◆ **What to do**:
Leave out the pictures and retype only the lines from the opening line to the line that holds "const bgField = 1.2;", both ends included.

==================================================

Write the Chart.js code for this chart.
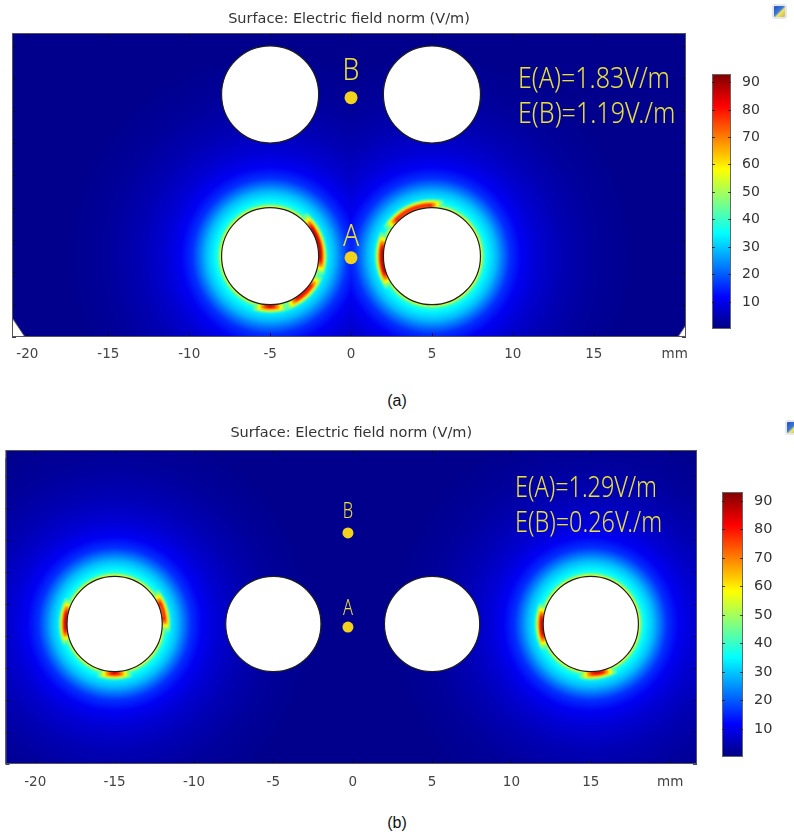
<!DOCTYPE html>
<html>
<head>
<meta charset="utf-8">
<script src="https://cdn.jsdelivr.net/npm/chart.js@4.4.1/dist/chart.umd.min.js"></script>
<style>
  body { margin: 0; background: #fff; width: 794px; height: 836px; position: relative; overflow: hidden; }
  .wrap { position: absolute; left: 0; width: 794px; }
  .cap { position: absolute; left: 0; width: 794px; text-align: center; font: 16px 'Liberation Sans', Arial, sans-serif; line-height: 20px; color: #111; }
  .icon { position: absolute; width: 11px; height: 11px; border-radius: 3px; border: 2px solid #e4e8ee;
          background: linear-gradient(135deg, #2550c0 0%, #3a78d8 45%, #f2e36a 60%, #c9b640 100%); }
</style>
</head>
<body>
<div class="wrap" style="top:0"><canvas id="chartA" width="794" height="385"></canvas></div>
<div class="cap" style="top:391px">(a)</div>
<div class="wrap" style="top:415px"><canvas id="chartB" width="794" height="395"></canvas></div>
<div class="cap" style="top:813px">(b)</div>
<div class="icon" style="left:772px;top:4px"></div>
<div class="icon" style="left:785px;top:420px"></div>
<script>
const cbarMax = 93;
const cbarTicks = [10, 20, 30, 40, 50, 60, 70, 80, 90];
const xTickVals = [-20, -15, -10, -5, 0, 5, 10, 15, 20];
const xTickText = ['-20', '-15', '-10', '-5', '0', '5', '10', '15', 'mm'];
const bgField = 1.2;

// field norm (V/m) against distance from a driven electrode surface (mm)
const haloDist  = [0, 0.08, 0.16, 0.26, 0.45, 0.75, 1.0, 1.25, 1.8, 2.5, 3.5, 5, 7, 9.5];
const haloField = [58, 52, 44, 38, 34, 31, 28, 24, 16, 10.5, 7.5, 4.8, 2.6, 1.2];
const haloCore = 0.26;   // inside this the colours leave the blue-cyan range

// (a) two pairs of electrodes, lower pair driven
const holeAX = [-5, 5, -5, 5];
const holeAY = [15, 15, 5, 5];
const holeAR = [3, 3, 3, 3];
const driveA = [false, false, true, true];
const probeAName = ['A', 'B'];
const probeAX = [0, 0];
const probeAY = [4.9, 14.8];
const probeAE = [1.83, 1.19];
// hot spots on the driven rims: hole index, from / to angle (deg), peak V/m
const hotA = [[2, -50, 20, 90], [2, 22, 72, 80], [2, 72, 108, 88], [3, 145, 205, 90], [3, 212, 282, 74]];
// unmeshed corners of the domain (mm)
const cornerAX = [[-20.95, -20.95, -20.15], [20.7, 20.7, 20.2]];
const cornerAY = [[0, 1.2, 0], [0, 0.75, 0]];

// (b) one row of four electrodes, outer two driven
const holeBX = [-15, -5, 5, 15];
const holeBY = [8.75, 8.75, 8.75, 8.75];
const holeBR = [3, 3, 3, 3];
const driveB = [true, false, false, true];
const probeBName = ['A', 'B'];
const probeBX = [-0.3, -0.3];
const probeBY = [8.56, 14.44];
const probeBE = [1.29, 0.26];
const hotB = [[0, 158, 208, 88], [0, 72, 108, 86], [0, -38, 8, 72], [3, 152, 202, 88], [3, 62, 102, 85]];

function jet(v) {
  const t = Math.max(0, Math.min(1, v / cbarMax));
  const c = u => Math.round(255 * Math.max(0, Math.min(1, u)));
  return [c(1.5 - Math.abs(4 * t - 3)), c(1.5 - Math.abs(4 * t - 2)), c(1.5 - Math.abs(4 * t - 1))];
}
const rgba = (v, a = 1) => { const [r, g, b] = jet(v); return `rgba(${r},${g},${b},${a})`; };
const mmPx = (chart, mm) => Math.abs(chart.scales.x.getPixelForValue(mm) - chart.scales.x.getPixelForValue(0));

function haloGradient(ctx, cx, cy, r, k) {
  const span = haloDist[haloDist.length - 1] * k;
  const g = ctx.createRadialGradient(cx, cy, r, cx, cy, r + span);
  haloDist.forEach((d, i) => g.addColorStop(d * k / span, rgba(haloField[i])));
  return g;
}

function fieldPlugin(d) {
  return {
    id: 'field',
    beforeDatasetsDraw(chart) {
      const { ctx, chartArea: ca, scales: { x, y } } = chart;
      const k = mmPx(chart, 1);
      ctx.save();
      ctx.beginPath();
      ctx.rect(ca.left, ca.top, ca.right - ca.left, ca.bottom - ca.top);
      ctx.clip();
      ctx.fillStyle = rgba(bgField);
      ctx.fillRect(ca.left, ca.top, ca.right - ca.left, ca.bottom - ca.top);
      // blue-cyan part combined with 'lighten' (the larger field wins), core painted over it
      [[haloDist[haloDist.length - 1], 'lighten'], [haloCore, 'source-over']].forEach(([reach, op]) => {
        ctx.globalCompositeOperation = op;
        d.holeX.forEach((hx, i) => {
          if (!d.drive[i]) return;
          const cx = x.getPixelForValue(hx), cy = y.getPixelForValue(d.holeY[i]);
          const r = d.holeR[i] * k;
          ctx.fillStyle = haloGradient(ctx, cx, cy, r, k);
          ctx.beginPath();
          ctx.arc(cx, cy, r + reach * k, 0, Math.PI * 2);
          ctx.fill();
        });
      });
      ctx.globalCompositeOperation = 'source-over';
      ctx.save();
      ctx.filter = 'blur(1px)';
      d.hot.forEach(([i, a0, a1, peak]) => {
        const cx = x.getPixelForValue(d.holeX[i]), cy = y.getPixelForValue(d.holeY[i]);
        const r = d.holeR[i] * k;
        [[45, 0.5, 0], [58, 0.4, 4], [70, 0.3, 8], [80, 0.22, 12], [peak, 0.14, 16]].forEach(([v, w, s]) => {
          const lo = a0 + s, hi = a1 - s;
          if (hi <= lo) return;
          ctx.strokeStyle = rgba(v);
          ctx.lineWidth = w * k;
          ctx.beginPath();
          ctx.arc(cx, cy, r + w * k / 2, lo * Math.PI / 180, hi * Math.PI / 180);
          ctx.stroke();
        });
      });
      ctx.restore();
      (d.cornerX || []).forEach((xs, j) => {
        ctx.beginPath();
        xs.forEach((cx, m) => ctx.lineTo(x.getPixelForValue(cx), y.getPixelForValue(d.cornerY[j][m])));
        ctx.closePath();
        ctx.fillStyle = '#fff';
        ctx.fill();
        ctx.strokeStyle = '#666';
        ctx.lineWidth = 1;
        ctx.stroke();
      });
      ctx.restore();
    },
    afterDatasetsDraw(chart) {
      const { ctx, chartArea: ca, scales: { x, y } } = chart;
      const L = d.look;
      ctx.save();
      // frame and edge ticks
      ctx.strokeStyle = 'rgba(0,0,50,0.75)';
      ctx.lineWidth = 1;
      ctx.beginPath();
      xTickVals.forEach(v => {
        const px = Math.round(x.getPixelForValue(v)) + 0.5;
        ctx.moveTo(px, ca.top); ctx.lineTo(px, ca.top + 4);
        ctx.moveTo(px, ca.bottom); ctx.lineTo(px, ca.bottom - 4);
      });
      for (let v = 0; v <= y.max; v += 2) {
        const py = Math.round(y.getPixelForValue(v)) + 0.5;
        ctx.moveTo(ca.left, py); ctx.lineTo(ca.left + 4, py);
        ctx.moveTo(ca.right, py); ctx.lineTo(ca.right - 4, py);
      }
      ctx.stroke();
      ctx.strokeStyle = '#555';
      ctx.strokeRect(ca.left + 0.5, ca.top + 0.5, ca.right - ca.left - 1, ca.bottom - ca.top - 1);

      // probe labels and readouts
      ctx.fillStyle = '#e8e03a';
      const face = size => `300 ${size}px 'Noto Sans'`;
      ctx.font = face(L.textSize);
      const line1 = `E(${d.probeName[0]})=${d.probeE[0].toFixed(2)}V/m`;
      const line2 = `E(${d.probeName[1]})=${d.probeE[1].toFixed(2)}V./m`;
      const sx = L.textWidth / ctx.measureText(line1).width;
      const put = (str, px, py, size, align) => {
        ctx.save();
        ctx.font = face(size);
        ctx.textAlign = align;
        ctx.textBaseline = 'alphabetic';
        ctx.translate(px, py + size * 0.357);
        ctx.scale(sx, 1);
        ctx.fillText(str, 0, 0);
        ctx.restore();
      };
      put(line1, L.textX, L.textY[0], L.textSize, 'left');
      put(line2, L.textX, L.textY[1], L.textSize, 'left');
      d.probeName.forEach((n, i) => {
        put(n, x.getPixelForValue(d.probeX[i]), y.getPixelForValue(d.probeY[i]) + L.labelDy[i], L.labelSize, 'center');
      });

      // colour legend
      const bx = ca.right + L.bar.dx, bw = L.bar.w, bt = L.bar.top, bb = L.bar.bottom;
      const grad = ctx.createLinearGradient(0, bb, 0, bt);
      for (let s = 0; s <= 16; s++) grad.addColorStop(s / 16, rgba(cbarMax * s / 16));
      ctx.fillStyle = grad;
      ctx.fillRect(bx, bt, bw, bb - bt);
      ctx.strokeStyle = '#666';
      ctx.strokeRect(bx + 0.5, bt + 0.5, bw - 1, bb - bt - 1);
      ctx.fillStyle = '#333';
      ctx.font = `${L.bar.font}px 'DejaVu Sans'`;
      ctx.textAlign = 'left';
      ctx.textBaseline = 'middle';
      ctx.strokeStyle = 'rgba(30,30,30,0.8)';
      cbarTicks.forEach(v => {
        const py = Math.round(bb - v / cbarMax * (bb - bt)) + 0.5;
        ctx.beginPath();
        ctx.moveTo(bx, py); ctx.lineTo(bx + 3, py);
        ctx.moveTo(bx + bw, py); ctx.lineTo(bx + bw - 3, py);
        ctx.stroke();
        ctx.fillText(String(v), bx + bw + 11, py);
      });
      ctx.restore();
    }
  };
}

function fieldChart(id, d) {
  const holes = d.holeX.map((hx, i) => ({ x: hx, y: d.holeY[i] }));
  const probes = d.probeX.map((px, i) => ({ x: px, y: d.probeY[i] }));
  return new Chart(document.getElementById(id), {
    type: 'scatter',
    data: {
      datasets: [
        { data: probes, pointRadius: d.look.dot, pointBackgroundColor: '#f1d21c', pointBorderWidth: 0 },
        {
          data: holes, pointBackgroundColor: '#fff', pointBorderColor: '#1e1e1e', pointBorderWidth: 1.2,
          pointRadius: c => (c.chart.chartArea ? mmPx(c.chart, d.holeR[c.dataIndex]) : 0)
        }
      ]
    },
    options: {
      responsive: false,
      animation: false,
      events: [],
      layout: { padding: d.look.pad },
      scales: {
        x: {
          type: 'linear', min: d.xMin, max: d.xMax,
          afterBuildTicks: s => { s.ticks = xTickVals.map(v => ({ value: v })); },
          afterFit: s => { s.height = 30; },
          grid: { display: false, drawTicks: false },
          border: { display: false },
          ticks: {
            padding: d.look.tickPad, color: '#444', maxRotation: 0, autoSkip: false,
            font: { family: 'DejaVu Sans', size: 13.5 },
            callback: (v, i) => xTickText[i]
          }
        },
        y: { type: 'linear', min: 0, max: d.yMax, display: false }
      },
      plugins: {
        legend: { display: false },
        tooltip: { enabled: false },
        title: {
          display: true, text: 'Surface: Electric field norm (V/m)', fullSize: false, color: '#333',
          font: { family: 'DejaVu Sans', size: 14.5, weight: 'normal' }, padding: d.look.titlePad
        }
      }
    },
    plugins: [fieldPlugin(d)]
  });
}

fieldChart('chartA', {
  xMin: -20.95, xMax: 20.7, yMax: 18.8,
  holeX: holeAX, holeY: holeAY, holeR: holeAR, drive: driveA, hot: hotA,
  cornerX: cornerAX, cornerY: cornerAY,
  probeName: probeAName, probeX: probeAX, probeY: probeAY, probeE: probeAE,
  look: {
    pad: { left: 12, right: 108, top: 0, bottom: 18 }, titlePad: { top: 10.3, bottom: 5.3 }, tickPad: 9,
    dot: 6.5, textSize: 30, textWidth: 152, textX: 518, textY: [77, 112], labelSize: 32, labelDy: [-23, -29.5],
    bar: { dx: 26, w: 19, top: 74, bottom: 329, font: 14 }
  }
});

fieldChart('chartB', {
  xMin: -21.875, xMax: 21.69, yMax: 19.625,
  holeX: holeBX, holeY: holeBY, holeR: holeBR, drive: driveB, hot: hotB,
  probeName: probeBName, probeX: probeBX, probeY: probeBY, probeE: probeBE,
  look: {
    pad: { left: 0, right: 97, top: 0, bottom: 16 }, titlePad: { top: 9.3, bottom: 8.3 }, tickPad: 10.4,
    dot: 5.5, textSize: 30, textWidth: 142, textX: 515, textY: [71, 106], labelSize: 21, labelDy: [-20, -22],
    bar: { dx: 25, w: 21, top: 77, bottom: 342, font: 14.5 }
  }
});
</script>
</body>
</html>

==================================================

◆ **The reply**:
Write the Chart.js code for this chart.
<!DOCTYPE html>
<html>
<head>
<meta charset="utf-8">
<script src="https://cdn.jsdelivr.net/npm/chart.js@4.4.1/dist/chart.umd.min.js"></script>
<style>
  body { margin: 0; background: #fff; width: 794px; height: 836px; position: relative; overflow: hidden; }
  .wrap { position: absolute; left: 0; width: 794px; }
  .cap { position: absolute; left: 0; width: 794px; text-align: center; font: 16px 'Liberation Sans', Arial, sans-serif; line-height: 20px; color: #111; }
  .icon { position: absolute; width: 11px; height: 11px; border-radius: 3px; border: 2px solid #e4e8ee;
          background: linear-gradient(135deg, #2550c0 0%, #3a78d8 45%, #f2e36a 60%, #c9b640 100%); }
</style>
</head>
<body>
<div class="wrap" style="top:0"><canvas id="chartA" width="794" height="385"></canvas></div>
<div class="cap" style="top:391px">(a)</div>
<div class="wrap" style="top:415px"><canvas id="chartB" width="794" height="395"></canvas></div>
<div class="cap" style="top:813px">(b)</div>
<div class="icon" style="left:772px;top:4px"></div>
<div class="icon" style="left:785px;top:420px"></div>
<script>
const cbarMax = 93;
const cbarTicks = [10, 20, 30, 40, 50, 60, 70, 80, 90];
const xTickVals = [-20, -15, -10, -5, 0, 5, 10, 15, 20];
const xTickText = ['-20', '-15', '-10', '-5', '0', '5', '10', '15', 'mm'];
const bgField = 1.2;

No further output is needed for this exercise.